The Quest for Absolute Purity: A Journey Into the Void
Before a system can be filled with refrigerant, it must be utterly pristine inside. The two most wanted criminals in the HVAC world are air and moisture. Air contains non-condensable gases that create pressure pockets and kill efficiency. But moisture is the true villain. A single drop of water can react with refrigerant and lubricating oils to create a corrosive acid that silently eats the system from the inside out.
The only way to defeat these enemies is with a vacuum.
A technician will hook up a powerful vacuum pump and begin to lower the pressure inside the copper lines. This isn’t just about sucking things out. It’s about continuing our theme of pressure manipulation. As the pressure drops lower and lower, the boiling point of water does too. At a deep enough vacuum, water will vigorously boil and turn to vapor even at room temperature. This vapor is then easily sucked out by the pump.
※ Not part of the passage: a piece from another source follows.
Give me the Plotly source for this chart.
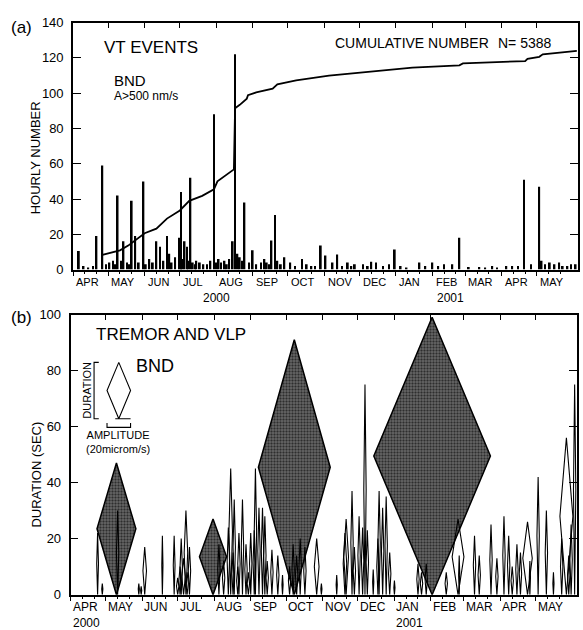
import plotly.graph_objects as go
import pandas as pd

W, H = 583, 630

# ---------------- Panel (a): VT events ----------------
vt_dates = [
    "2000-04-06", "2000-04-21", "2000-04-26", "2000-05-09", "2000-05-14", "2000-05-21",
    "2000-05-24", "2000-05-31", "2000-06-11", "2000-06-14", "2000-06-20", "2000-07-01",
    "2000-07-02", "2000-07-05", "2000-07-07", "2000-07-10", "2000-07-30", "2000-08-15",
    "2000-08-17", "2000-08-25", "2000-09-01", "2000-09-11", "2000-09-17", "2000-09-20",
    "2000-09-28", "2000-10-13", "2000-10-29", "2000-11-02", "2000-11-12", "2000-12-31",
    "2001-02-24", "2001-04-20", "2001-05-03",
    # smaller hourly counts
    "2000-05-05", "2000-06-05", "2000-06-22", "2000-06-27", "2000-07-15", "2000-07-24",
    "2000-08-05", "2000-08-12", "2000-08-21", "2000-09-13", "2000-09-22", "2000-10-03",
    "2000-10-21", "2000-11-08", "2000-11-21", "2000-11-27", "2000-12-04", "2000-12-11",
    "2000-12-15", "2001-01-05", "2001-01-21", "2001-02-01", "2001-02-11", "2001-02-18",
    "2001-03-04", "2001-03-13", "2001-03-24", "2001-04-05", "2001-04-15", "2001-05-05",
    "2001-05-12", "2001-05-16", "2001-05-20", "2001-05-27", "2001-06-03",
    "2000-04-10", "2000-04-14", "2000-04-18", "2000-04-29", "2000-05-02", "2000-05-07",
    "2000-05-12", "2000-05-17", "2000-05-19", "2000-05-27", "2000-06-02", "2000-06-08",
    "2000-06-17", "2000-06-24", "2000-07-03", "2000-07-08", "2000-07-12", "2000-07-14",
    "2000-07-18", "2000-07-21", "2000-07-27", "2000-08-01", "2000-08-03", "2000-08-08",
    "2000-08-10", "2000-08-19", "2000-08-23", "2000-08-29", "2000-09-04", "2000-09-08",
    "2000-09-15", "2000-09-25", "2000-10-07", "2000-10-17", "2000-10-24", "2000-11-16",
    "2000-11-24", "2000-12-08", "2000-12-21", "2000-12-26", "2001-01-10", "2001-01-26",
    "2001-02-06", "2001-03-18", "2001-03-28", "2001-04-10", "2001-04-26", "2001-05-08",
    "2001-05-23", "2001-05-30",
]
vt_counts = [
    10.5, 19, 59, 42, 16, 39,
    19, 50, 16, 13, 19, 18,
    44, 16, 13, 52, 88, 16,
    122, 38, 11, 6, 16.5, 31,
    7, 6, 13.6, 8, 8.6, 11.4,
    18, 51, 47,
    5, 6, 9, 7, 5, 3,
    4, 6, 7, 4, 5, 4,
    2, 4, 4, 3, 3, 4.5,
    4, 2, 4, 4, 3, 3,
    1.5, 1.5, 2, 2, 2, 5,
    4, 3, 4, 2, 3,
    2, 1, 2, 3, 4, 3,
    5, 4, 3, 4, 3, 4,
    5, 4, 6, 5, 4, 3,
    4, 3, 5, 4, 6, 5,
    3, 9, 5, 4, 3, 4,
    3, 3, 2, 3, 2, 2,
    2, 2, 2, 3, 1, 2,
    2, 1, 1, 2, 3, 3,
    2, 3,
]

cum_dates = [
    "2000-04-26", "2000-05-11", "2000-05-18", "2000-05-25", "2000-06-01", "2000-06-11",
    "2000-06-20", "2000-07-01", "2000-07-09", "2000-07-20", "2000-07-30", "2000-08-02",
    "2000-08-14", "2000-08-16", "2000-08-17", "2000-08-21", "2000-08-27", "2000-08-28",
    "2000-09-04", "2000-09-18", "2000-09-22", "2000-10-08", "2000-11-05", "2000-12-18",
    "2001-01-15", "2001-02-24", "2001-02-27", "2001-04-21", "2001-04-23", "2001-05-03",
    "2001-05-06", "2001-06-04",
]
cum_values = [
    8.3, 10.9, 13.6, 17, 20.6, 23.2,
    28.9, 33.5, 39, 41.8, 45.5, 50,
    55.6, 56.8, 91.5, 93.4, 96.9, 98.9,
    100.4, 102.6, 105, 107.2, 110, 112.7,
    114.5, 115.8, 116.9, 118.2, 119.5, 120.6,
    122, 124,
]

# ---------------- Panel (b): tremor and VLP ----------------
# large events: date, duration (s), amplitude (microm/s)
big_dates = ["2000-05-10", "2000-07-31", "2000-10-08", "2001-02-02"]
big_dur = [47, 27, 91, 99]
big_amp = [33, 23, 61, 99]

small_dates = [
    "2000-04-24", "2000-04-28", "2000-05-11", "2000-05-29", "2000-05-31", "2000-06-03",
    "2000-06-18", "2000-06-28", "2000-07-01", "2000-07-03", "2000-07-04", "2000-07-06",
    "2000-07-08", "2000-07-09", "2000-07-11", "2000-08-05", "2000-08-09", "2000-08-13",
    "2000-08-15", "2000-08-17", "2000-08-18", "2000-08-21", "2000-08-22", "2000-08-25",
    "2000-08-28", "2000-08-30", "2000-09-01", "2000-09-04", "2000-09-05", "2000-09-08",
    "2000-09-11", "2000-09-13", "2000-09-15", "2000-09-19", "2000-09-24", "2000-09-28",
    "2000-10-04", "2000-10-07", "2000-10-10", "2000-10-13", "2000-10-17", "2000-10-27",
    "2000-10-31", "2000-11-13", "2000-11-20", "2000-11-21", "2000-11-26", "2000-11-28",
    "2000-12-02", "2000-12-05", "2000-12-07", "2000-12-09", "2000-12-14", "2000-12-18",
    "2000-12-19", "2000-12-22", "2000-12-25", "2000-12-28", "2001-01-01", "2001-01-21",
    "2001-01-24", "2001-01-28", "2001-02-14", "2001-02-24", "2001-02-25", "2001-03-10",
    "2001-03-14", "2001-03-24", "2001-03-29", "2001-04-04", "2001-04-08", "2001-04-11",
    "2001-04-15", "2001-04-18", "2001-04-24", "2001-04-26", "2001-05-03", "2001-05-10",
    "2001-05-16", "2001-05-23", "2001-05-27", "2001-05-29", "2001-05-31", "2001-06-03",
]
small_dur = [
    22, 4, 30, 4, 3, 17,
    21, 21, 6, 10, 20, 13,
    30, 8, 17, 18, 12, 24,
    45, 15, 34, 10, 22, 34,
    18, 8, 22, 23, 45, 31,
    31, 28, 12, 16, 14, 7,
    10, 18, 14, 20, 17, 20,
    4, 7, 22, 27, 37, 17,
    28, 24, 75, 23, 9, 20,
    37, 31, 35, 15, 5, 11,
    8, 11, 8, 27, 14, 21,
    14, 25, 13, 28, 21, 10,
    18, 15, 26, 12, 42, 30,
    8, 20, 56, 14, 25, 75,
]
small_amp = [
    1.5, 1, 2, 1, 1, 3,
    1, 1.5, 2, 2, 2, 3,
    3, 2, 2, 2, 2, 2,
    3, 2, 2, 2, 2, 2,
    2, 2, 2, 2, 2, 2,
    2, 2, 2, 2, 2, 1,
    2, 2, 2, 2, 2, 4,
    1, 1, 3, 4, 2, 2,
    2, 2, 2, 2, 1, 2,
    2, 2, 2, 2, 1, 2,
    2, 2, 2, 10, 1, 2,
    2, 2, 2, 2, 2, 2,
    2, 2, 8, 1, 2, 2,
    1, 2, 11, 2, 2, 2,
]

# legend key (scale glyph)
key_date = "2000-05-12"
key_base = 62.8
key_dur = 20.1
key_amp = 20

AMP_DAYS = 1.0  # days of time axis per microm/s of amplitude

months = ["APR", "MAY", "JUN", "JUL", "AUG", "SEP", "OCT", "NOV", "DEC",
          "JAN", "FEB", "MAR", "APR", "MAY"]
years_b = {0: "2000", 9: "2001"}
month_starts = pd.date_range("2000-04-01", periods=14, freq="MS")
XR = ["2000-04-01", "2001-06-05"]

FONT = "Liberation Sans, Arial, Helvetica, sans-serif"


def diamonds(dates, durs, amps, base=0.0):
    xs, ys = [], []
    for d, h, a in zip(dates, durs, amps):
        t = pd.Timestamp(d)
        half = pd.Timedelta(days=a * AMP_DAYS / 2.0)
        for tt, yy in [(t, base), (t + half, base + h / 2.0), (t, base + h),
                       (t - half, base + h / 2.0), (t, base)]:
            xs.append(tt.isoformat())
            ys.append(yy)
        xs.append(None)
        ys.append(None)
    return xs, ys


fig = go.Figure()

# Panel (a) traces
fig.add_trace(go.Bar(x=vt_dates, y=vt_counts, width=1.5 * 86400000,
                     marker=dict(color="black", line=dict(width=0)),
                     xaxis="x", yaxis="y", hoverinfo="skip"))
fig.add_trace(go.Scatter(x=cum_dates, y=cum_values, mode="lines",
                         line=dict(color="black", width=1.8),
                         xaxis="x", yaxis="y", hoverinfo="skip"))

# Panel (b) traces
bx, by = diamonds(big_dates, big_dur, big_amp)
fig.add_trace(go.Scatter(x=bx, y=by, mode="lines", fill="toself",
                         fillcolor="#2e2e2e",
                         fillpattern=dict(shape="+", fgcolor="#c8c8c8", bgcolor="#2e2e2e",
                                          size=3, solidity=0.22, fillmode="replace"),
                         line=dict(color="black", width=1.5),
                         xaxis="x2", yaxis="y2", hoverinfo="skip"))
sx, sy = diamonds(small_dates, small_dur, small_amp)
fig.add_trace(go.Scatter(x=sx, y=sy, mode="lines",
                         line=dict(color="black", width=1.1),
                         xaxis="x2", yaxis="y2", hoverinfo="skip"))
kx, ky = diamonds([key_date], [key_dur], [key_amp], base=key_base)
fig.add_trace(go.Scatter(x=kx, y=ky, mode="lines",
                         line=dict(color="black", width=1.1),
                         xaxis="x2", yaxis="y2", hoverinfo="skip"))
# key brackets
kt = pd.Timestamp(key_date)
kh = pd.Timedelta(days=key_amp * AMP_DAYS / 2.0)
bt = kt - pd.Timedelta(days=21)
bracket_x = [(bt + pd.Timedelta(days=4)).isoformat(), bt.isoformat(), bt.isoformat(),
             (bt + pd.Timedelta(days=4)).isoformat(), None,
             (kt - kh).isoformat(), (kt - kh).isoformat(), (kt + kh).isoformat(),
             (kt + kh).isoformat(), None,
             (kt - pd.Timedelta(days=3)).isoformat(), (kt + kh).isoformat()]
bracket_y = [key_base + key_dur, key_base + key_dur, key_base, key_base, None,
             key_base - 1.5, key_base - 3.1, key_base - 3.1, key_base - 1.5, None,
             key_base, key_base]
fig.add_trace(go.Scatter(x=bracket_x, y=bracket_y, mode="lines",
                         line=dict(color="black", width=1.1),
                         xaxis="x2", yaxis="y2", hoverinfo="skip"))

# empty traces so that the top tick axes are drawn
fig.add_trace(go.Scatter(x=[], y=[], xaxis="x3", yaxis="y", hoverinfo="skip"))
fig.add_trace(go.Scatter(x=[], y=[], xaxis="x4", yaxis="y2", hoverinfo="skip"))

minor_vals = []
for m in month_starts:
    minor_vals += [m + pd.Timedelta(days=10), m + pd.Timedelta(days=20)]

def xbottom(domain, anchor):
    return dict(type="date", range=XR, domain=domain, anchor=anchor,
                showline=True, linecolor="black", linewidth=1.6, mirror=True,
                showgrid=False, zeroline=False,
                tickmode="array", tickvals=list(month_starts), ticks="outside",
                ticklen=5, tickwidth=1.3, tickcolor="black", showticklabels=False,
                minor=dict(tickmode="array", tickvals=minor_vals, ticks="outside",
                           ticklen=3, tickwidth=1, tickcolor="black"))

def xtop(over, anchor):
    return dict(type="date", range=XR, overlaying=over, matches=over, anchor=anchor,
                side="top", showline=False, showgrid=False, zeroline=False,
                tickmode="array", tickvals=list(month_starts), ticks="inside",
                ticklen=5, tickwidth=1.3, tickcolor="black", showticklabels=False)

def yax(domain, anchor, rng, vals):
    return dict(range=rng, domain=domain, anchor=anchor, showline=True,
                linecolor="black", linewidth=1.6, mirror="ticks", showgrid=False,
                zeroline=False, tickmode="array", tickvals=vals, ticks="inside",
                ticklen=8, tickwidth=1.3, tickcolor="black",
                tickfont=dict(size=13, color="black", family=FONT), ticklabelstandoff=5)

fig.update_layout(
    width=W, height=H, autosize=False,
    margin=dict(l=0, r=0, t=0, b=0),
    paper_bgcolor="white", plot_bgcolor="white",
    showlegend=False,
    font=dict(family=FONT, color="black"),
    xaxis=xbottom([73 / W, 578 / W], "y"),
    yaxis=yax([1 - 269 / H, 1 - 16 / H], "x", [0, 140], list(range(0, 141, 20))),
    xaxis3=xtop("x", "y"),
    xaxis2=xbottom([70.5 / W, 577 / W], "y2"),
    yaxis2=yax([1 - 602 / H, 1 - 315 / H], "x2", [0, 100], list(range(0, 101, 20))),
    xaxis4=xtop("x2", "y2"),
)

anns = []

def ann(text, px, py, size, xanchor="left", angle=0):
    anns.append(dict(text=text, x=px / W, y=1 - py / H, xref="paper", yref="paper",
                     xanchor=xanchor, yanchor="middle", showarrow=False,
                     textangle=angle, font=dict(size=size, color="black", family=FONT)))

# panel (a) texts
ann("(a)", 9, 21, 17)
ann("VT EVENTS", 102, 42, 17)
ann("BND", 112, 75, 15)
ann("A>500 nm/s", 112, 91, 12)
ann("CUMULATIVE NUMBER", 333, 37, 14)
ann("N= 5388", 496, 37, 14)
ann("HOURLY NUMBER", 35, 155, 13, xanchor="center", angle=-90)
ann("2000", 216, 298, 12, xanchor="center")
ann("2001", 450, 298, 12, xanchor="center")

# panel (b) texts
ann("(b)", 9, 318, 17)
ann("TREMOR AND VLP", 94, 335, 17)
ann("BND", 134, 368, 18)
ann("DURATION", 87, 393, 11, xanchor="center", angle=-90)
ann("AMPLITUDE<br>(20microm/s)", 118, 446, 11, xanchor="center")
ann("DURATION (SEC)", 37, 479, 13, xanchor="center", angle=-90)

for i, (m, lab) in enumerate(zip(month_starts, months)):
    xd = (m + pd.Timedelta(days=1)).isoformat()
    anns.append(dict(text=lab, x=xd, y=1 - 282 / H, xref="x", yref="paper",
                     xanchor="left", yanchor="middle", showarrow=False,
                     font=dict(size=11, color="black", family=FONT)))
    txt = lab + ("<br>" + years_b[i] if i in years_b else "")
    anns.append(dict(text=txt, x=m.isoformat(), y=1 - 605 / H, xref="x2", yref="paper",
                     xanchor="left", yanchor="top", align="left", showarrow=False,
                     font=dict(size=12, color="black", family=FONT)))

fig.update_layout(annotations=anns)
fig.write_html("out.html")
How deep a vacuum is deep enough? The professional standard is measured in microns. A micron is a millionth of a meter of mercury, an almost incomprehensibly small unit of pressure. Achieving a vacuum below 500 microns is the gold standard, confirming the system is not only bone-dry but also completely leak-free.
This is where high-precision tools reveal the most fascinating physics. A technician watching an integrated micron gauge on a high-end manifold might see the reading drop steadily, then suddenly flutter or stall. They aren’t seeing a malfunction. They are witnessing, on a microscopic level, the last, stubborn molecules of trapped moisture or a stray pocket of refrigerant finally boiling away in the deep vacuum. It’s a direct window into the molecular cleanup of the entire system.
From Black Box to Glass Box
The journey of an air conditioner, from a mysterious black box to a system of understandable principles, is a testament to the power of measurement. The invisible dance of heat, pressure, and phase change is always happening. What has changed is our ability to see it.
The shift from analog guesswork to digital, data-driven analysis is profound. For professionals, or even for the most dedicated DIY homeowner, investing in a comprehensive tool that integrates pressure, temperature, and vacuum readings into a single, intelligent device is no longer a luxury. It’s a commitment to understanding the system at a fundamental level. It’s about doing the job right.
These instruments are not just tools; they are our new set of eyes, allowing us to watch the intricate, invisible ballet that keeps our world cool, and to ensure that the dance is as graceful and efficient as the laws of physics will allow.